Our task is to purchase Korean futons that will be guest mattresses, 2 pillows, and washcloths to match yesterday's towels. W chooses a wet-dry vacuum cleaner at the ACE hardware and then we schlep everything to a taxi. We're home by 4:30pm.

Semi-automatic washing machine: put clothes and soap in
left. Turn faucet to "wash" and turn the dial to desired wash minutes.
*Unhook hose at side to drain. Turn faucet on again to fill tub to rinse.
Put on second cycle (rinse). Drain.*
[OR skip *to *, take out first load, rinse/spin, and add second load
to wash water on left. In that case, start with a white load and
move to darker, of course.] Take the clean clothes out, put them in the
right side spin tub, flip faucet on "spin", rinsing by letting clean water
run a few seconds over the spinning clothes. Turn off faucet.
Repeat turn on and off faucet on spin cycle, repeat, drain.
Lift the spun clothes out and hang to dry. Easy, eh?
Laundry time: I wash, spin out, and hang 5 loads of clothing and new bedding. In a few hours, the blouses and shirts are dry. The sheets and towels are still a bit damp. W zips through the house with the new vacuum, while I cook spaghetti, using up groceries bought the first week. We eat at 8, make some calls, write some emails, and W's asleep by 10. I'm still fiddling with the blog at midnight.

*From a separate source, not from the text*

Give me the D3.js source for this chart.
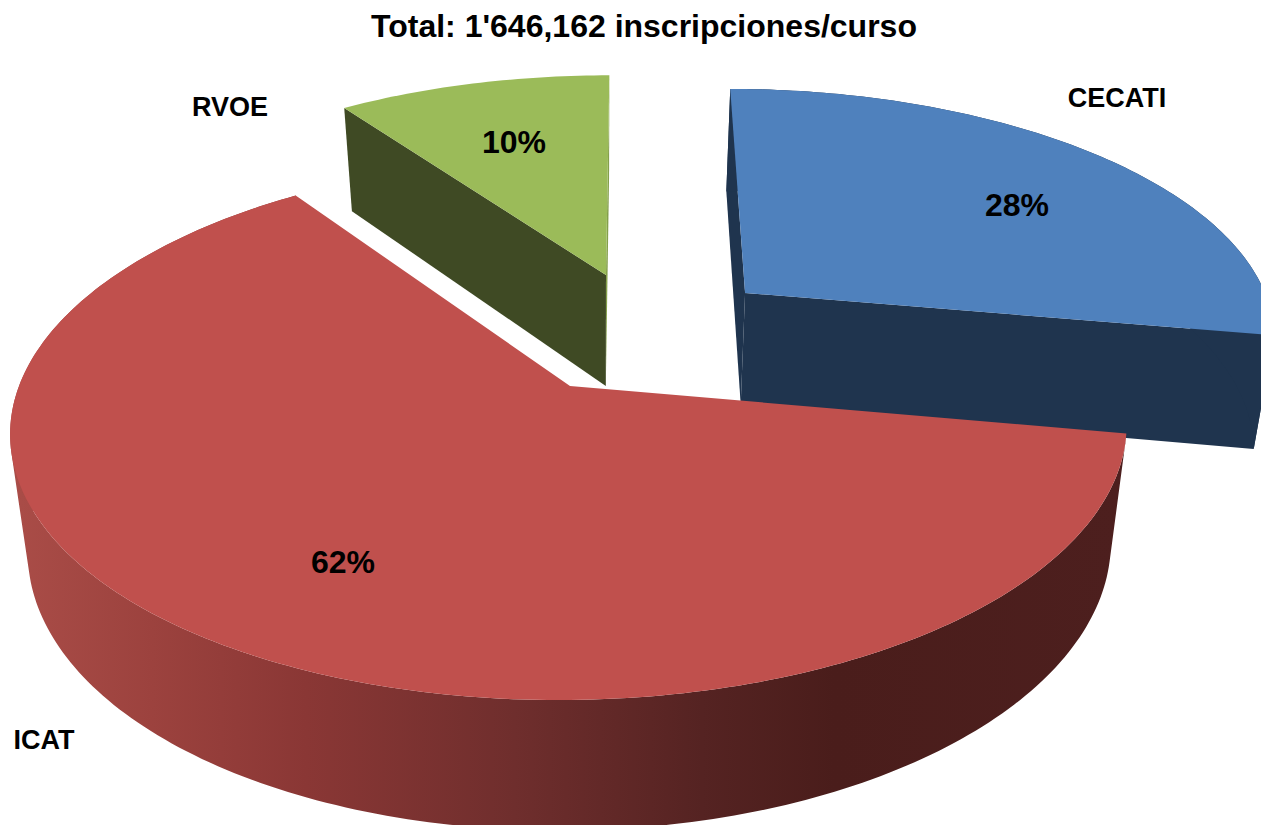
<!DOCTYPE html>
<html>
<head>
<meta charset="utf-8">
<script src="https://cdn.jsdelivr.net/npm/d3@7"></script>
<style>html,body{margin:0;padding:0;background:#fff;overflow:hidden}svg{display:block}text{font-family:"Liberation Sans",Arial,sans-serif;font-weight:bold;fill:#000}</style>
</head>
<body>
<script>
// data
const categories = ["CECATI", "ICAT", "RVOE"];
const shares = [27.8, 62.4, 9.8];
const titleText = "Total: 1'646,162 inscripciones/curso";

// geometry of the perspective view
const W = 1261, H = 825;
const view = {cx: 570, cy: 386, vx: 632, R: 551, A: 263.8, k: 0.16,
  lowCy: 502, lowA: 276, lowXc: 600, lowS: 0.97};
const explode = {CECATI: [0.33, -0.3736], ICAT: [0, 0], RVOE: [0.0619, -0.451]};
const topColor = {CECATI: "#4f81bd", ICAT: "#c0504d", RVOE: "#9bbb59"};
const wallColor = {CECATI: "#1f344e", RVOE: "#3f4a24"};
const sliverColor = {CECATI: "#1f344e", RVOE: "#84a04b"};
const labelPos = {CECATI: [1117, 107], ICAT: [44, 749], RVOE: [230, 116]};
const pctPos = {CECATI: [1017, 216], ICAT: [343, 573], RVOE: [514, 153]};

function proj(u, v, low) {
  const w = 1 - view.k * v, f = v / w;
  const x = view.vx + (view.cx - view.vx + view.R * u) / w;
  if (!low) return [x, view.cy + view.A * f];
  return [view.lowXc + view.lowS * (x - view.lowXc), view.lowCy + view.lowA * f];
}

const svg = d3.select("body").append("svg").attr("width", W).attr("height", H).attr("viewBox", `0 0 ${W} ${H}`);
const defs = svg.append("defs");
const grad = defs.append("linearGradient").attr("id", "redWall").attr("gradientUnits", "userSpaceOnUse")
  .attr("x1", 20).attr("x2", 1120).attr("y1", 0).attr("y2", 0);
[[0, "#a94c47"], [0.12, "#9c423e"], [0.26, "#8a3735"], [0.45, "#6f2e2d"], [0.62, "#552322"], [0.74, "#4a1d1b"], [1, "#4d1f1e"]]
  .forEach(s => grad.append("stop").attr("offset", s[0]).attr("stop-color", s[1]));

const pie = d3.pie().sort(null).value(d => d.share);
const slices = pie(categories.map((c, i) => ({name: c, share: shares[i]})));
const line = d3.line();
const deg = Math.PI / 180;

function arcPts(s, low) {
  const [u0, v0] = explode[s.data.name];
  const n = Math.ceil((s.endAngle - s.startAngle) / deg);
  return d3.range(n + 1).map(i => {
    const a = s.startAngle + (s.endAngle - s.startAngle) * i / n;
    return proj(u0 + Math.sin(a), v0 - Math.cos(a), low);
  });
}
const apex = (s, low) => { const [u0, v0] = explode[s.data.name]; return proj(u0, v0, low); };

// one path made of same-wound quads: a seamless union of the curved wall
function wallPath(top, low) {
  return d3.range(top.length - 1).map(i => {
    const q = [top[i], top[i + 1], low[i + 1], low[i]];
    if (d3.polygonArea(q) < 0) q.reverse();
    return line(q) + "Z";
  }).join("");
}

const order = ["RVOE", "CECATI", "ICAT"];
order.forEach(name => {
  const s = slices.find(d => d.data.name === name);
  const top = arcPts(s, false), low = arcPts(s, true);
  const g = svg.append("g").attr("class", "slice-" + name);
  const a0 = apex(s, false), a1 = apex(s, true);
  if (name === "ICAT") {
    g.append("path").attr("d", wallPath(top, low)).attr("fill", "url(#redWall)");
  } else {
    const first = [a0, top[0], low[0], a1], last = [a0, top[top.length - 1], low[low.length - 1], a1];
    if (name === "RVOE") {
      g.append("path").attr("d", line(last) + "Z").attr("fill", sliverColor[name]);
      g.append("path").attr("d", line(first) + "Z").attr("fill", wallColor[name]);
    } else {
      g.append("path").attr("d", line(first) + "Z").attr("fill", wallColor[name]);
      g.append("path").attr("d", line(last) + "Z").attr("fill", wallColor[name]);
      g.append("path").attr("d", wallPath(top, low)).attr("fill", wallColor[name]);
    }
  }
  g.append("path").attr("d", line([a0, ...top]) + "Z").attr("fill", topColor[name]);
});

svg.append("text").attr("x", 644).attr("y", 37).attr("text-anchor", "middle").attr("font-size", 32).text(titleText);
slices.forEach(s => {
  const n = s.data.name;
  svg.append("text").attr("x", labelPos[n][0]).attr("y", labelPos[n][1]).attr("text-anchor", "middle")
    .attr("font-size", 27).text(n);
  svg.append("text").attr("x", pctPos[n][0]).attr("y", pctPos[n][1]).attr("text-anchor", "middle")
    .attr("font-size", 32).text(d3.format(".0f")(s.data.share) + "%");
});
</script>
</body>
</html>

Is this spiritual work? We have time to think and pray for those around us. We lost a great friend early this morning: Pastor Erwin Rohde slipped into eternity. We last saw him in June, on our way home from our MT cabin. His home-going reminded us today that we are called to offer others hope and a relationship with God. And we're praying for his family.

Read more:
*In the day of my trouble I seek the Lord; in the night my hand is stretched out without wearying. Psalm 77:2 ESV

*Trust in the Lord with all your heart; do not depend on your own understanding. Seek his will in all you do, and he will show you which path to take. Proverbs 3:5-6 NLT

*Blessed are those who mourn, for they will be comforted. Matthew 5:4 ESV

*You are the light of the world. A city set on a hill cannot be hidden. In the same way, let your light shine before others, so that they may see your good works and give glory to your Father who is in heaven. Matthew 5:14,16 ESV

*But to all who did receive him, who believed in his name, he gave the right to become children of God, who were born, not of blood nor of the will of the flesh nor of the will of man, but of God. John 1:12-13 ESV

Moravian Prayer: Holy Comforter, you know our hearts and you know our needs. We invite you into our hearts and into our lives again today. Walk with us. Amen.